The word Worth is synonymous with Value. Price is the thing we pay for the thing we receive.

The word Cost, like every other word, "changes its meaning as often as it refers to different things."

We say, that house cost five thousand dollars,—the word cost referring only to the money paid for the house; but, speaking of the costs of a war, the money expended is but a very small item of its costs. The sacrifices made by parents, brothers, and sisters, when families are ruptured to make up the army, the abandonment of the useful industries, the enslavement and degradation of men under tyrannical military discipline, their sufferings from exposures to heat, cold, and wet, the pains of the wounded and dying, the destruction of homes, the anguish of widows, the destitution of orphans, and the lasting enmities between the contending parties, are some of the costs of a war, as that word is used when speaking of the cost principle. It is intended to express whatever is painful or repugnant in what we do or suffer—the sacrifices we may make in the services we may perform for each other. The word cost is used in this comprehensive sense, and is preferred because it is short and convenient, and not altogether new in its application.

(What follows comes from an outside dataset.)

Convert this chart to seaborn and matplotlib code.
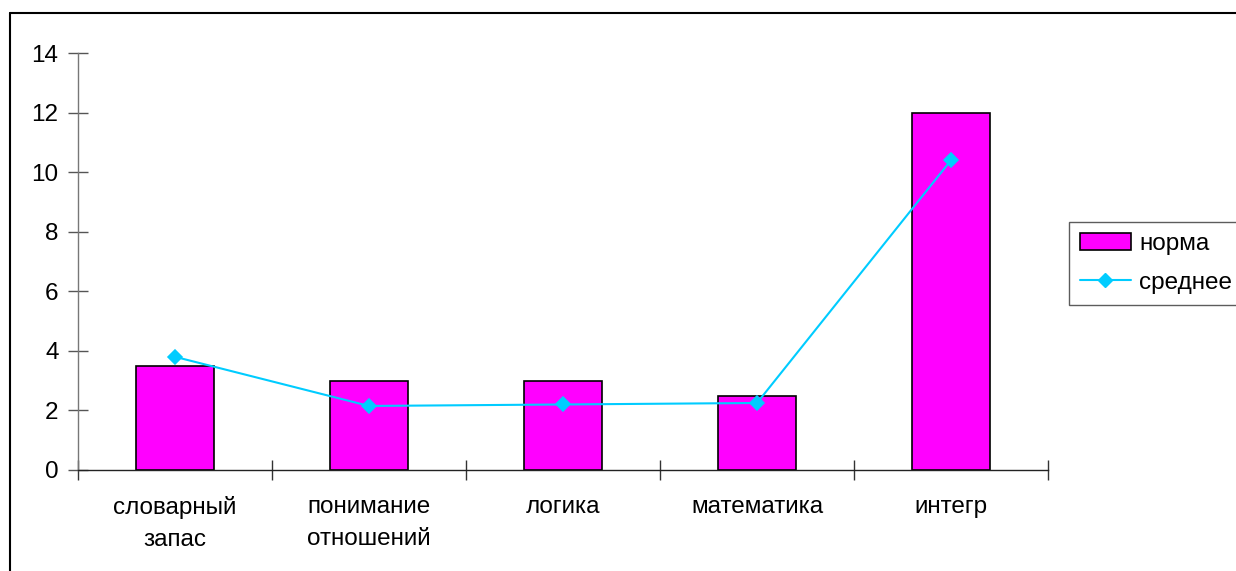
import matplotlib
matplotlib.use("Agg")
import matplotlib.pyplot as plt
from matplotlib.lines import Line2D
import seaborn as sns
import pandas as pd
import numpy as np

categories = ["словарный\nзапас", "понимание\nотношений", "логика", "математика", "интегр"]
norma = [3.5, 3.0, 3.0, 2.5, 12.0]
srednee = [3.8, 2.15, 2.2, 2.25, 10.4]
yticks = [0, 2, 4, 6, 8, 10, 12, 14]

sns.set_theme(style="white")
plt.rcParams['font.family'] = ['Liberation Sans', 'DejaVu Sans']
plt.rcParams['text.color'] = 'black'

W, H = 1236, 571
fig = plt.figure(figsize=(W / 100, H / 100), dpi=100)
ax = fig.add_axes([78 / W, 1 - 470 / H, (1048 - 78) / W, (470 - 53) / H])

df = pd.DataFrame({"cat": categories, "norma": norma, "srednee": srednee})
sns.barplot(data=df, x="cat", y="norma", color="#FF00FF", edgecolor="black",
            linewidth=1.2, width=0.4, saturation=1, ax=ax, label="норма")
sns.pointplot(data=df, x="cat", y="srednee", color="#00CCFF", markers="D",
              linestyles="-", markersize=7.5, linewidth=1.5, ax=ax, label="среднее")

fs = 17.5
ax.set_xlim(-0.5, 4.5)
ax.set_ylim(0, 14)
ax.set_yticks(yticks)
ax.set_yticklabels([str(v) for v in yticks], fontsize=fs, color="black")
ax.set_xticks(range(len(categories)))
ax.set_xticklabels(categories, fontsize=fs, linespacing=1.55, color="black")
ax.set_xticks(np.arange(-0.5, 5.0, 1.0), minor=True)
ax.tick_params(axis="x", which="both", bottom=True)
ax.tick_params(axis="y", which="both", left=True)
ax.tick_params(axis="x", which="major", length=0, pad=19)
ax.tick_params(axis="x", which="minor", length=14, direction="inout", width=1, color="#333333")
ax.tick_params(axis="y", which="major", length=14, direction="inout", width=1, color="#555555", pad=7)
ax.set_xlabel("")
ax.set_ylabel("")
for s in ["top", "right"]:
    ax.spines[s].set_visible(False)
ax.spines["left"].set_color("#777777")
ax.spines["left"].set_linewidth(1)
ax.spines["bottom"].set_color("#222222")
ax.spines["bottom"].set_linewidth(1)

handles = [plt.Rectangle((0, 0), 1, 1, facecolor="#FF00FF", edgecolor="black", linewidth=1.2),
           Line2D([0], [0], color="#00CCFF", marker="D", markersize=7.5, linewidth=1.5)]
leg = ax.legend(handles, ["норма", "среднее"], loc="upper left",
                bbox_to_anchor=(1069 / W, 1 - 222 / H), bbox_transform=fig.transFigure,
                fontsize=fs, frameon=True, fancybox=False, borderaxespad=0,
                handlelength=2.1, handletextpad=0.35, borderpad=0.45, labelspacing=0.7)
leg.get_frame().set_edgecolor("#333333")
leg.get_frame().set_linewidth(1)
for t in leg.get_texts():
    t.set_color("black")

fig.add_artist(Line2D([10 / W, 10 / W], [0, 1 - 13 / H], color="black", linewidth=1.5))
fig.add_artist(Line2D([10 / W, 1], [1 - 13 / H, 1 - 13 / H], color="black", linewidth=1.5))

fig.savefig("out.png", dpi=100)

It will be perceived that this cost-limit of price is in direct conflict with the prevailing practice of getting all we can, according to the "demand." A barrel of flour, or anything else, must have a value to the purchaser, or there is no motive to buy it, but to make this value, or the necessities of the buyer, the measure of price subjects the necessitous to enslavement for food, clothing, and shelter, or drives them to crime, suicide, or starvation, and fills the world with antagonisms and confusion. Let costs govern prices, and ruinous fluctuation in prices is at an end. Let our money be notes promising positive, definite quantities of definitely specified articles or services. Let them promise specified quantities of corn, iron, wheat, flour, coal, carpenter-work, and all kinds of services. The positive promise for certain quantities cuts off all power of the seller to take advantage of the necessities of the buyer, and puts an end to this kind of cannibalism, which will be found to be the subtle, unseen virus that has poisoned all our business intercourse. Take up any business newspaper, and there will be found an abundance of illustrations of this cannibalism. Wherever prices are touched upon, they are fixed with reference, not to any idea of justice, but to create the most "demand," and make the most out of it, and the more effectually buyers are "cornered" the more they can be made to pay. This exhibits human nature in a hideous light and prompts us to apologize for it by the fact that it knows nothing but what it learns. All the financiers and political economists have admitted into their premises that prices may properly be measured by "the demand," and all their after-reasonings are vitiated by this fatal, unexamined error; which has been admitted and followed without question as the fiat of authority. It is with this hideous dogma that the cost principle makes direct issue.